Goal :: Reproduce the listing below exactly, beginning with its first line and ending with the line that holds "const yTicks = [30, 40, 50, 60, 70, 80];"; pictures are not part of the copy.
* begin Information given *
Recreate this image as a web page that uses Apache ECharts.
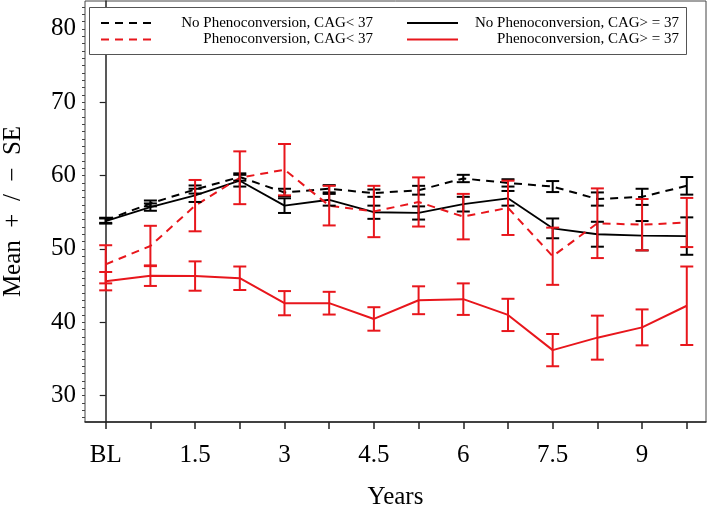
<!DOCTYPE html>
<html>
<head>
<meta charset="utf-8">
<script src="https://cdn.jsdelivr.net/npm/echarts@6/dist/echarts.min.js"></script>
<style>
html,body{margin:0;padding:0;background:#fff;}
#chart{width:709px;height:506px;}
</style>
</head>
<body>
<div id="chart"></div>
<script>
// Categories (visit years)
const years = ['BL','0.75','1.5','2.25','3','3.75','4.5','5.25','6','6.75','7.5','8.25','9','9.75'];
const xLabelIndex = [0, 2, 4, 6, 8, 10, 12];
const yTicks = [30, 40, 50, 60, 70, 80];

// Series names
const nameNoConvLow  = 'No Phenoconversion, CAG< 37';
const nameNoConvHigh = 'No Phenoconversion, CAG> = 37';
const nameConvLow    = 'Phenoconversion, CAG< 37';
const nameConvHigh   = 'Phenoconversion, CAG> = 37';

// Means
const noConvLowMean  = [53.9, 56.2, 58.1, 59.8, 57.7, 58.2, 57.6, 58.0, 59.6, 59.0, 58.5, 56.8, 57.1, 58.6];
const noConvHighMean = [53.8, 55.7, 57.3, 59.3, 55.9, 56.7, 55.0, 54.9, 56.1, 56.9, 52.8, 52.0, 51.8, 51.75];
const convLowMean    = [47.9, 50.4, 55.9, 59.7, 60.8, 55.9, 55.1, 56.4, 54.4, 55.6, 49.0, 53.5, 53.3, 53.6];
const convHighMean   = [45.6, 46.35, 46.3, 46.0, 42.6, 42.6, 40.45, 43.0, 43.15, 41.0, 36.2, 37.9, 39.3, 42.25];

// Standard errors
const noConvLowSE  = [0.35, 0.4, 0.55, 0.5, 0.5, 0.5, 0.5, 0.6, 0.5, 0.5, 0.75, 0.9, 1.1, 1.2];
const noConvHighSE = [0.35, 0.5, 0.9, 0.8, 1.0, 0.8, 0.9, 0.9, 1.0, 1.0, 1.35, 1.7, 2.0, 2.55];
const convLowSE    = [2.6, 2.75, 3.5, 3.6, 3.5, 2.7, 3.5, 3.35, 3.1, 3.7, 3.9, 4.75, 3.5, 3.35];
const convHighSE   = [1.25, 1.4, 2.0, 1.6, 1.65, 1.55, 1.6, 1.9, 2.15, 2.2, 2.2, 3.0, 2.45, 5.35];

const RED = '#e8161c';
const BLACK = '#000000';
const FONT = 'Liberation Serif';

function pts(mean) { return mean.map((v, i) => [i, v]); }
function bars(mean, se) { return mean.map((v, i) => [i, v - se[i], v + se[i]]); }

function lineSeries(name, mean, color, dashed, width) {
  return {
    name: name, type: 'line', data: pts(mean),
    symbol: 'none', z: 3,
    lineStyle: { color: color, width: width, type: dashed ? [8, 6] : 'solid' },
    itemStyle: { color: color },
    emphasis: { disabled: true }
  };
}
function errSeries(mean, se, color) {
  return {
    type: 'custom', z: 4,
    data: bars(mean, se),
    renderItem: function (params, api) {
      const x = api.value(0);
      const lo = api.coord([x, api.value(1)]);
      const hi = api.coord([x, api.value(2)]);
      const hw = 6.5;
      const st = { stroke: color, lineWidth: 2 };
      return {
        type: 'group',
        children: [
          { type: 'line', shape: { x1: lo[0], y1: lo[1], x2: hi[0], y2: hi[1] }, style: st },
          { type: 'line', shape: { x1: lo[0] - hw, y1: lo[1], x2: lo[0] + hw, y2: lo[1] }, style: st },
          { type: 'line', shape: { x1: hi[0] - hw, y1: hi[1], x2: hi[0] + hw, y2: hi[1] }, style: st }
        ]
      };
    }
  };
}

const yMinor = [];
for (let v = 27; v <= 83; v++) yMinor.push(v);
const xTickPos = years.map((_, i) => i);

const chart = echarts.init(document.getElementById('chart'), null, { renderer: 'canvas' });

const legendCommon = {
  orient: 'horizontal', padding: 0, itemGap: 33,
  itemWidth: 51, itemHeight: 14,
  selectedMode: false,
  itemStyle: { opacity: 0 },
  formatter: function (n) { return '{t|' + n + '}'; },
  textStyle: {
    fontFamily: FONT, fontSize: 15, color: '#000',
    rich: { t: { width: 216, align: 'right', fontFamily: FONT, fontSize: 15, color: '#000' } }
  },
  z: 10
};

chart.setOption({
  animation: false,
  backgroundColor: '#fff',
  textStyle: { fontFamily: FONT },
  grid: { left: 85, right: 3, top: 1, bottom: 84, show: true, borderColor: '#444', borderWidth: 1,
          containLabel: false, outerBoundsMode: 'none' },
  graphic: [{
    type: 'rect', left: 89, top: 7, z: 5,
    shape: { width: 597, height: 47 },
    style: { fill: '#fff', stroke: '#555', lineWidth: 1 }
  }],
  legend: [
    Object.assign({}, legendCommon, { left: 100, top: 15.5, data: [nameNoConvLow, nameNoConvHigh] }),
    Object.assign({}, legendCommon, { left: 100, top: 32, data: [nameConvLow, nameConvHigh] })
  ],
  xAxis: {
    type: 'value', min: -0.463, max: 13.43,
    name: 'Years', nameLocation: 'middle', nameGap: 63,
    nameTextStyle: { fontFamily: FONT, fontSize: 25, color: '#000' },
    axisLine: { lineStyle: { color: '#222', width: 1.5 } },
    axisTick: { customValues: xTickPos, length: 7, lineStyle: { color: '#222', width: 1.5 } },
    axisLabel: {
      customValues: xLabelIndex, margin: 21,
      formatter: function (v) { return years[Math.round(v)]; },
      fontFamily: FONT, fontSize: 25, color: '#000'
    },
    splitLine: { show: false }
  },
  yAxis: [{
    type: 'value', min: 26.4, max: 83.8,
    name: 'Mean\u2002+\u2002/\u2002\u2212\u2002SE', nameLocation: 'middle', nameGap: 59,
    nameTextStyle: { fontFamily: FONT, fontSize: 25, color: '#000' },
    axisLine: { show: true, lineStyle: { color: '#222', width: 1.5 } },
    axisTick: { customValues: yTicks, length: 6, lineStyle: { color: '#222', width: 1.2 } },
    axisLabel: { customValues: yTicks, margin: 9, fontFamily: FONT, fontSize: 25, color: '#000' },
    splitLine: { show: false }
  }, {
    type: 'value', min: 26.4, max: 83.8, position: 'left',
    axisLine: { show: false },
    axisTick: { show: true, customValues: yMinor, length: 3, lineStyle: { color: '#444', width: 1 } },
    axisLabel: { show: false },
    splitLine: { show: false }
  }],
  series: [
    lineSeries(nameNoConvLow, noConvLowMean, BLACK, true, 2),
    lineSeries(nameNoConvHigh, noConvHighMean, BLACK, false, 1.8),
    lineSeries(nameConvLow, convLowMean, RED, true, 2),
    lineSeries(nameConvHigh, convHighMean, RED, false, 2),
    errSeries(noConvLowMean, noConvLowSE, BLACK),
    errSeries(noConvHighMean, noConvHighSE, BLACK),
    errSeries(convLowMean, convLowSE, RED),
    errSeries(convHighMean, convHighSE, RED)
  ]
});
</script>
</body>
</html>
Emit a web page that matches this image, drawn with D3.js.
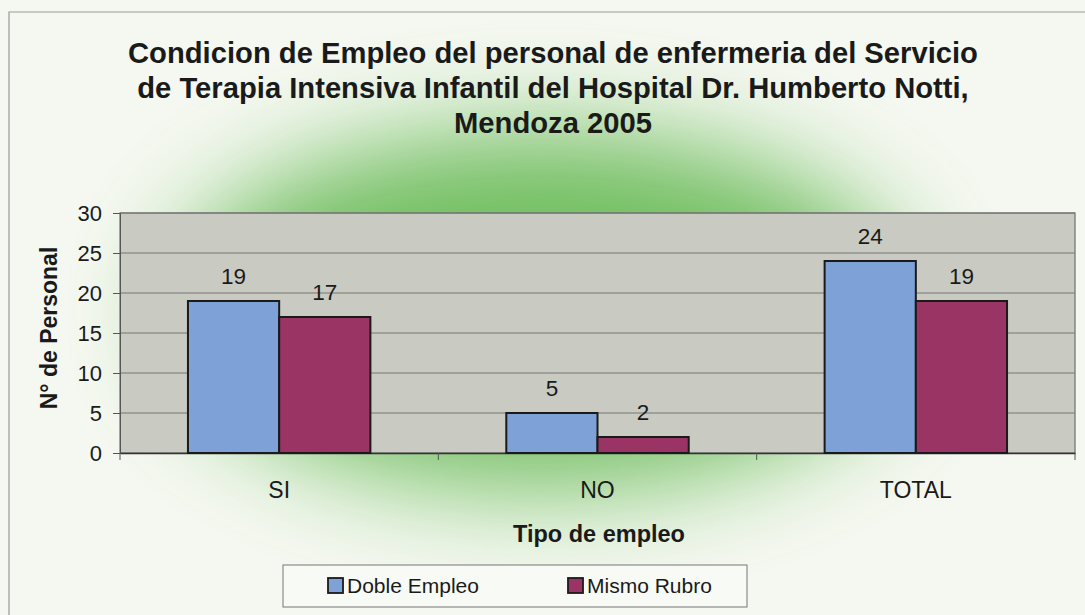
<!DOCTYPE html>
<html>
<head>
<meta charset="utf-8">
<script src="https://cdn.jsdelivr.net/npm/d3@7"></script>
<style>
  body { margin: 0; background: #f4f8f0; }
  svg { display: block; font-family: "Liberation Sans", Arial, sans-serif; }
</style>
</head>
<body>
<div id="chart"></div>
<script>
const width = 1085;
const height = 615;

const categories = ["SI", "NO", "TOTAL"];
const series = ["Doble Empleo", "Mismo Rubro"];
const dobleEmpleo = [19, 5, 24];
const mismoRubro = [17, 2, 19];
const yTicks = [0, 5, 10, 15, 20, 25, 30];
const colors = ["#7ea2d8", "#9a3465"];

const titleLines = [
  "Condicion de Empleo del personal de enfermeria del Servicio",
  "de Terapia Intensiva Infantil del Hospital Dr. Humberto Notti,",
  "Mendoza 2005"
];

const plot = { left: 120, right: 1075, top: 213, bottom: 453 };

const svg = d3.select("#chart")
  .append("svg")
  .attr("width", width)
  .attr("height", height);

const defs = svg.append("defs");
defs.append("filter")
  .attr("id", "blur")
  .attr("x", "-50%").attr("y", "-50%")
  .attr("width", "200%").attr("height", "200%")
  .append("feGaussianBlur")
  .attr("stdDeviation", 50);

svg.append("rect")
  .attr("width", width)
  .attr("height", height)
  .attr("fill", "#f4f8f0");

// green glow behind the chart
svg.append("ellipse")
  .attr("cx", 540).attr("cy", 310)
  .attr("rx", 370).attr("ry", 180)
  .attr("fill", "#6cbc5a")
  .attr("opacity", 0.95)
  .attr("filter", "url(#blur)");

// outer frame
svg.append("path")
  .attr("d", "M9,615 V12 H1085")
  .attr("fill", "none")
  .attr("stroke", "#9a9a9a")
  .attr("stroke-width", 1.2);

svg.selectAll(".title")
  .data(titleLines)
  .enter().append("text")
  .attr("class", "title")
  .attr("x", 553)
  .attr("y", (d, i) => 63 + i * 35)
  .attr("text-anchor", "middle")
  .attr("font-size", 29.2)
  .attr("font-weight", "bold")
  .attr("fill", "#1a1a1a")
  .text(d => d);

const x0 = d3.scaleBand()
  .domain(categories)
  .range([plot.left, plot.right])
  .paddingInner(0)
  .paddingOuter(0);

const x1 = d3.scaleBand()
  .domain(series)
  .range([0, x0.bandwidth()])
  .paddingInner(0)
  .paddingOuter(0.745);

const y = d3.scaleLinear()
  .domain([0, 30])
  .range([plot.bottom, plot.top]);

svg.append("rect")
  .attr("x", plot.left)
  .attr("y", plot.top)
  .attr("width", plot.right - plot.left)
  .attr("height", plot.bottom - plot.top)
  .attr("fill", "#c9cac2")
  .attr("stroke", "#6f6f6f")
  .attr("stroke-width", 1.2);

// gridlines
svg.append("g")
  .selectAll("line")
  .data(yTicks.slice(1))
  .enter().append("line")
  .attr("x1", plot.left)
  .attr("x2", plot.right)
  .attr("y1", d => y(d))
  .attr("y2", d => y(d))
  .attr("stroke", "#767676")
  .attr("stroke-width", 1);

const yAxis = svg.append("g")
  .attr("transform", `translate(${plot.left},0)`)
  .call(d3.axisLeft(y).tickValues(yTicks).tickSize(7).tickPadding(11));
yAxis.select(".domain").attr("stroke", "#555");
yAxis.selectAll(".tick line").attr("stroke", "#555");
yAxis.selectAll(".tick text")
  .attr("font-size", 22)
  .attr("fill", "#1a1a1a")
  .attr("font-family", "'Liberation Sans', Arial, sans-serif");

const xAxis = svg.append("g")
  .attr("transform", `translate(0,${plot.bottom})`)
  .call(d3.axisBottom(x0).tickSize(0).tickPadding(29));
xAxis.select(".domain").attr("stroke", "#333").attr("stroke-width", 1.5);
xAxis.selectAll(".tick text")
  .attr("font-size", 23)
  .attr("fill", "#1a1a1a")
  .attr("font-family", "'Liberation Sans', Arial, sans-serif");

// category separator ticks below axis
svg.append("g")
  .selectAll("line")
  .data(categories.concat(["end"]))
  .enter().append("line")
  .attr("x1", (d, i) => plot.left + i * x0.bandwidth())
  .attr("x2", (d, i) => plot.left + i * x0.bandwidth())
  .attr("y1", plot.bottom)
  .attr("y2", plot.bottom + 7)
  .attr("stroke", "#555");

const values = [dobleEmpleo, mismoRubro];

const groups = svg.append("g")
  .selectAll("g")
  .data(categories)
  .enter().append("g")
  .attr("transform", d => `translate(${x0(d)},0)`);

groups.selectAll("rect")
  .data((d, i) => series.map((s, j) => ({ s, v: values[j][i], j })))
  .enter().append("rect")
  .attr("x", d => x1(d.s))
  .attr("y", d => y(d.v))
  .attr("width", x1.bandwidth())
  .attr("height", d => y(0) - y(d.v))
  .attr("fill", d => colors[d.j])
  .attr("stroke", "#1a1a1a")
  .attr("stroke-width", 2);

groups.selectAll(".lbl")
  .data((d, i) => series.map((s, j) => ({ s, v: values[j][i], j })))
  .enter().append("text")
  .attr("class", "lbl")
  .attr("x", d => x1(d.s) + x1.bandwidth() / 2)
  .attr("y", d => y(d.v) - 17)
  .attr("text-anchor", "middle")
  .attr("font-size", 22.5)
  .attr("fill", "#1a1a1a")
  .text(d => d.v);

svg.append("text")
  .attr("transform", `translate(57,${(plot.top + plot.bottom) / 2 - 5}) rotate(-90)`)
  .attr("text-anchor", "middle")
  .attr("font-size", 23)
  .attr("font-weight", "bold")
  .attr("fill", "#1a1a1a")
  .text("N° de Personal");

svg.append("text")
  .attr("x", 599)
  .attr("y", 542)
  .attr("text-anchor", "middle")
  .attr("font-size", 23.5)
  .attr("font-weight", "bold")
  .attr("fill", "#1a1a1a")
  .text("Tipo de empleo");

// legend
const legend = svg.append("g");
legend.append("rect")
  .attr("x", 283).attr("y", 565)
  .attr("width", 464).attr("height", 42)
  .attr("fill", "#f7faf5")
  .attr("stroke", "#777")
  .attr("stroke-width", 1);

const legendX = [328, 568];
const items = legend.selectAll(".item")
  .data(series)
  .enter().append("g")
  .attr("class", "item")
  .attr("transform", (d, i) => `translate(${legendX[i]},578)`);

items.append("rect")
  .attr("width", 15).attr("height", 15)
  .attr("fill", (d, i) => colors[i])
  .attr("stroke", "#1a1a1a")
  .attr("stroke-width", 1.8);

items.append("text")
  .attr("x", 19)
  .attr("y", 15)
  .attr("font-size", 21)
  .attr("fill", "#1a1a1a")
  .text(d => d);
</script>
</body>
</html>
* end Information given *
Correct output ::
Recreate this image as a web page that uses Apache ECharts.
<!DOCTYPE html>
<html>
<head>
<meta charset="utf-8">
<script src="https://cdn.jsdelivr.net/npm/echarts@6/dist/echarts.min.js"></script>
<style>
html,body{margin:0;padding:0;background:#fff;}
#chart{width:709px;height:506px;}
</style>
</head>
<body>
<div id="chart"></div>
<script>
// Categories (visit years)
const years = ['BL','0.75','1.5','2.25','3','3.75','4.5','5.25','6','6.75','7.5','8.25','9','9.75'];
const xLabelIndex = [0, 2, 4, 6, 8, 10, 12];
const yTicks = [30, 40, 50, 60, 70, 80];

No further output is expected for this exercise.